Task directions:
Type out the complete listing below word for word, without its pictures.
### Data
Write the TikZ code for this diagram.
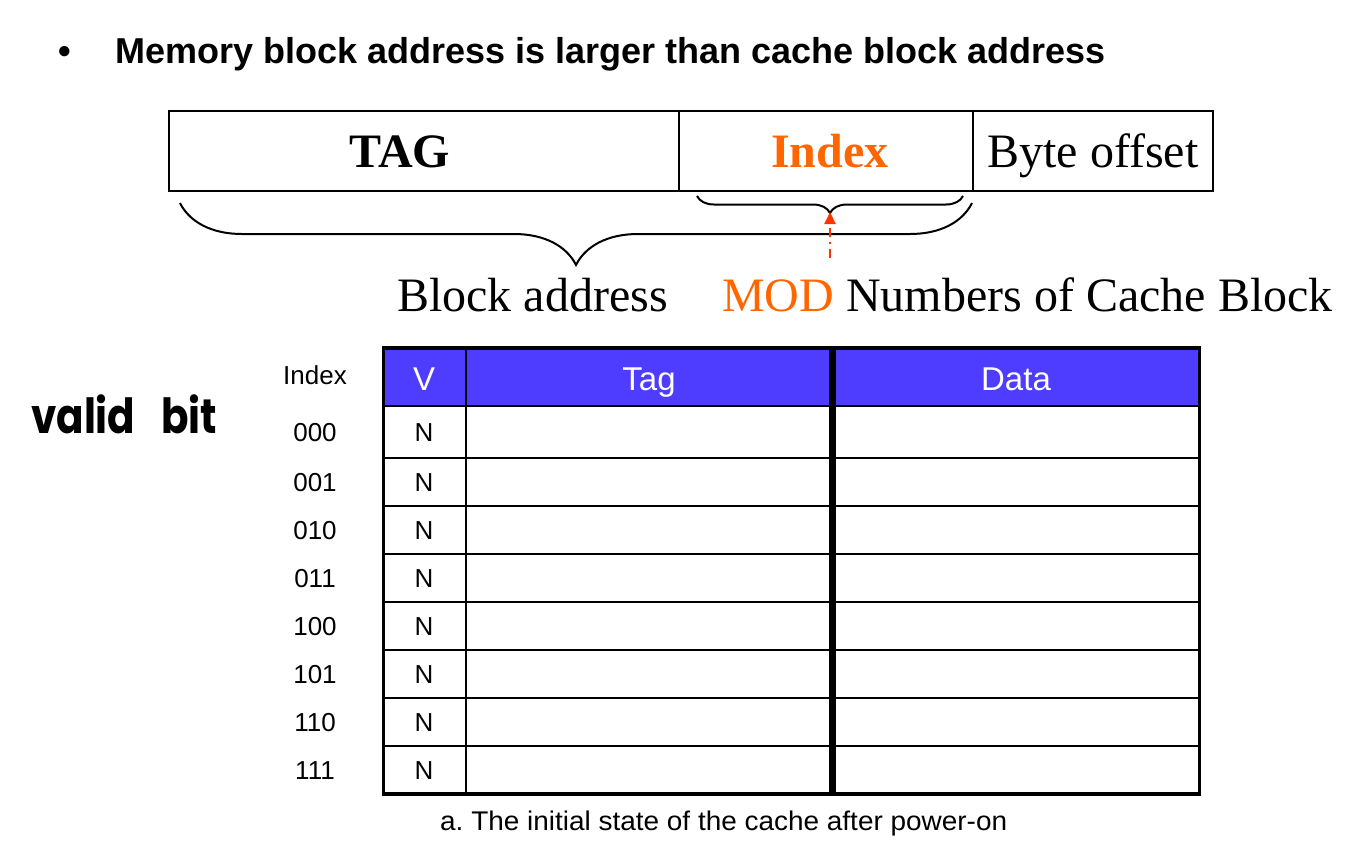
\documentclass[tikz,border=0pt]{standalone}
\usepackage{fontspec}
\setmainfont{Liberation Serif}
\newfontfamily\arial{Liberation Sans}
\newfontfamily\comic{Poppins}
\usetikzlibrary{decorations.pathreplacing,arrows.meta}
\definecolor{hdrblue}{RGB}{78,60,255}
\definecolor{idxorange}{RGB}{255,102,0}
\definecolor{arrowred}{RGB}{255,51,0}
\frenchspacing
\tikzset{
  field/.style={draw, line width=2pt, minimum height=80pt, inner sep=0pt, outer sep=0pt, anchor=north west, text height=32pt, text depth=0pt},
  fieldtext/.style={inner sep=0pt, anchor=base},
  hdrtext/.style={font=\arial\fontsize{33}{36}\selectfont, text=white, inner sep=0pt},
  celltext/.style={font=\arial\fontsize{26}{30}\selectfont, inner sep=0pt},
  idxtext/.style={font=\arial\fontsize{26}{30}\selectfont, inner sep=0pt},
  bracedec/.style={decorate, line width=2pt},
  gridline/.style={line width=2pt},
}
\begin{document}
\begin{tikzpicture}[x=1pt,y=-1pt]
\useasboundingbox[fill=white] (0,0) rectangle (1362,854);

% title
\node[anchor=base west, inner sep=0pt, font=\arial\bfseries\fontsize{36}{40}\selectfont] (bullet) at (58,63) {•};
\node[anchor=base west, inner sep=0pt, font=\arial\bfseries\fontsize{36}{40}\selectfont] (title) at (115,63) {Memory block address is larger than cache block address};

% address fields
\node[field, minimum width=510pt] (tagf) at (169,111) {};
\node[field, minimum width=294pt] (idxf) at (679,111) {};
\node[field, minimum width=240pt, font=\fontsize{48}{52}\selectfont] (offf) at (973,111) {Byte offset};
\node[fieldtext, font=\bfseries\fontsize{48}{52}\selectfont] (tagt) at (400,167) {TAG};
\node[fieldtext, font=\bfseries\fontsize{48}{52}\selectfont, text=idxorange] (idxt) at (830,167) {Index};

% braces
\coordinate (bl) at (180,203);
\coordinate (br) at (972,203);
\draw[bracedec, decoration={brace, mirror, amplitude=62pt}] (bl) -- (br);
\coordinate (sl) at (697,196);
\coordinate (sr) at (963,196);
\draw[bracedec, decoration={brace, mirror, amplitude=17pt}] (sl) -- (sr);

% arrow
\coordinate (arrstart) at (830,258);
\coordinate (arrtip) at (830,212);
\draw[arrowred, line width=2pt, dash pattern=on 9pt off 5pt on 2pt off 5pt, -{Triangle[length=12pt,width=11pt]}] (arrstart) -- (arrtip);

% labels under
\node[anchor=base west, inner sep=0pt, font=\fontsize{48}{52}\selectfont] (blockaddr) at (397,311) {Block address};
\node[anchor=base west, inner sep=0pt, font=\fontsize{48}{52}\selectfont] (modtxt) at (722,311) {\textcolor{idxorange}{MOD} Numbers of Cache Block};

% valid bit
\node[anchor=base west, inner sep=0pt, font=\comic\bfseries\fontsize{44}{48}\selectfont] (valid) at (31,433) {\scalebox{0.92}[1.1]{valid}\hspace{26pt}\scalebox{0.92}[1.1]{bit}};

% table
\fill[hdrblue] (383,348) rectangle (1200,406);
\foreach \yy in {406,458,506,554,602,650,698,746} {
  \draw[gridline] (383,\yy) -- (1200,\yy);
}
\draw[gridline] (465.5,348) -- (465.5,794);
\draw[line width=7pt] (832.5,348) -- (832.5,794);
\draw[line width=3.5pt] (383.5,348) rectangle (1199.5,794);

\node[hdrtext, anchor=base] (hv) at (424,390) {V};
\node[hdrtext, anchor=base] (ht) at (649,390) {Tag};
\node[hdrtext, anchor=base] (hd) at (1016,390) {Data};
\node[idxtext, anchor=base] (hidx) at (315,384) {Index};

\foreach \lab [count=\i from 0] in {000,001,010,011,100,101,110,111} {
  \pgfmathsetmacro{\cy}{432+48*\i+(\i>0 ? 2 : 0)}
  \node[idxtext, anchor=base] (i\i) at (315,\cy+9.5) {\lab};
  \node[celltext, anchor=base] (n\i) at (424,\cy+9.3) {N};
}

% caption
\node[anchor=base west, inner sep=0pt, font=\arial\fontsize{27}{30}\selectfont] (caption) at (440,830) {\scalebox{1.035}[1]{a. The initial state of the cache after power-on}};
\end{tikzpicture}
\end{document}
######
Expected answer:
Write the TikZ code for this diagram.
\documentclass[tikz,border=0pt]{standalone}
\usepackage{fontspec}
\setmainfont{Liberation Serif}
\newfontfamily\arial{Liberation Sans}
\newfontfamily\comic{Poppins}
\usetikzlibrary{decorations.pathreplacing,arrows.meta}
\definecolor{hdrblue}{RGB}{78,60,255}
\definecolor{idxorange}{RGB}{255,102,0}
\definecolor{arrowred}{RGB}{255,51,0}
\frenchspacing
\tikzset{
  field/.style={draw, line width=2pt, minimum height=80pt, inner sep=0pt, outer sep=0pt, anchor=north west, text height=32pt, text depth=0pt},
  fieldtext/.style={inner sep=0pt, anchor=base},
  hdrtext/.style={font=\arial\fontsize{33}{36}\selectfont, text=white, inner sep=0pt},
  celltext/.style={font=\arial\fontsize{26}{30}\selectfont, inner sep=0pt},
  idxtext/.style={font=\arial\fontsize{26}{30}\selectfont, inner sep=0pt},
  bracedec/.style={decorate, line width=2pt},
  gridline/.style={line width=2pt},
}
\begin{document}
\begin{tikzpicture}[x=1pt,y=-1pt]
\useasboundingbox[fill=white] (0,0) rectangle (1362,854);

% title
\node[anchor=base west, inner sep=0pt, font=\arial\bfseries\fontsize{36}{40}\selectfont] (bullet) at (58,63) {•};
\node[anchor=base west, inner sep=0pt, font=\arial\bfseries\fontsize{36}{40}\selectfont] (title) at (115,63) {Memory block address is larger than cache block address};

% address fields
\node[field, minimum width=510pt] (tagf) at (169,111) {};
\node[field, minimum width=294pt] (idxf) at (679,111) {};
\node[field, minimum width=240pt, font=\fontsize{48}{52}\selectfont] (offf) at (973,111) {Byte offset};
\node[fieldtext, font=\bfseries\fontsize{48}{52}\selectfont] (tagt) at (400,167) {TAG};
\node[fieldtext, font=\bfseries\fontsize{48}{52}\selectfont, text=idxorange] (idxt) at (830,167) {Index};

% braces
\coordinate (bl) at (180,203);
\coordinate (br) at (972,203);
\draw[bracedec, decoration={brace, mirror, amplitude=62pt}] (bl) -- (br);
\coordinate (sl) at (697,196);
\coordinate (sr) at (963,196);
\draw[bracedec, decoration={brace, mirror, amplitude=17pt}] (sl) -- (sr);

% arrow
\coordinate (arrstart) at (830,258);
\coordinate (arrtip) at (830,212);
\draw[arrowred, line width=2pt, dash pattern=on 9pt off 5pt on 2pt off 5pt, -{Triangle[length=12pt,width=11pt]}] (arrstart) -- (arrtip);

% labels under
\node[anchor=base west, inner sep=0pt, font=\fontsize{48}{52}\selectfont] (blockaddr) at (397,311) {Block address};
\node[anchor=base west, inner sep=0pt, font=\fontsize{48}{52}\selectfont] (modtxt) at (722,311) {\textcolor{idxorange}{MOD} Numbers of Cache Block};

% valid bit
\node[anchor=base west, inner sep=0pt, font=\comic\bfseries\fontsize{44}{48}\selectfont] (valid) at (31,433) {\scalebox{0.92}[1.1]{valid}\hspace{26pt}\scalebox{0.92}[1.1]{bit}};

% table
\fill[hdrblue] (383,348) rectangle (1200,406);
\foreach \yy in {406,458,506,554,602,650,698,746} {
  \draw[gridline] (383,\yy) -- (1200,\yy);
}
\draw[gridline] (465.5,348) -- (465.5,794);
\draw[line width=7pt] (832.5,348) -- (832.5,794);
\draw[line width=3.5pt] (383.5,348) rectangle (1199.5,794);

\node[hdrtext, anchor=base] (hv) at (424,390) {V};
\node[hdrtext, anchor=base] (ht) at (649,390) {Tag};
\node[hdrtext, anchor=base] (hd) at (1016,390) {Data};
\node[idxtext, anchor=base] (hidx) at (315,384) {Index};

\foreach \lab [count=\i from 0] in {000,001,010,011,100,101,110,111} {
  \pgfmathsetmacro{\cy}{432+48*\i+(\i>0 ? 2 : 0)}
  \node[idxtext, anchor=base] (i\i) at (315,\cy+9.5) {\lab};
  \node[celltext, anchor=base] (n\i) at (424,\cy+9.3) {N};
}

% caption
\node[anchor=base west, inner sep=0pt, font=\arial\fontsize{27}{30}\selectfont] (caption) at (440,830) {\scalebox{1.035}[1]{a. The initial state of the cache after power-on}};
\end{tikzpicture}
\end{document}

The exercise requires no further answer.